The age-old “if he’s fit enough to be on the bench he’s fit enough to start” was put into clear context by Jürgen on Saturday and we could see what he meant with our own eyes. In the boss’s words:

“[If we had started them] as we understood it, the possibility would have then been pretty high that we would have to change after 30 minutes. We have a lot of numbers, we have different things we get from sports science and everything, and this was the moment when each alarm clock was ringing for both, if you want. You saw it in the second half – brilliant, brilliant and then [after] half an hour, it was really difficult.”

So, they’re on the bench because they can play for half an hour and the manager has the responsibility to decide which half an hour it should be. I, for one, completely agree that it should usually be the last half an hour in these circumstances. The pundits I mentioned before would no doubt say something like “you start with your best team, get the game won then go from there”, without any acknowledgment of the fact that even in the best-case scenario of starting with Coutinho and Firmino and going 2-0 up (which is unlikely at the best of times playing away at Stoke), once they depart the pitch at half-time (at the latest), your kids then have a half away at Stoke without the big guns and knowing that the manager can do very little else from the bench to help you.

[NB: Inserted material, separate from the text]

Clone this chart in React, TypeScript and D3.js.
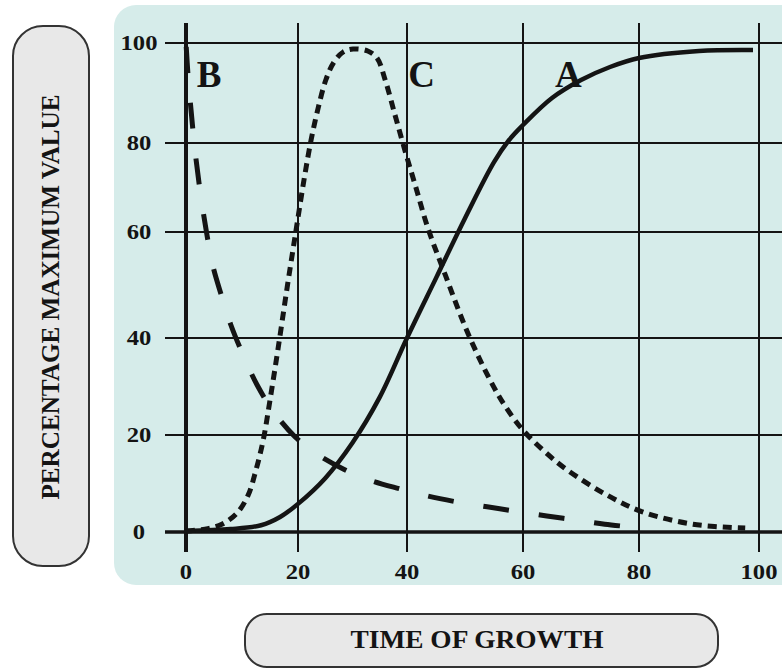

All of this comes back to the point that as long as the majority of football supporters compliment and criticise managers and players based solely on results, what was right or wrong, better or best, depends entirely on whether the team ultimately won.

Unfortunately, the result rests on a whole host of factors over which the manager has no control (such as luck), which is why, for the managers themselves, it’s not quite as simple as we’d all like to think it is.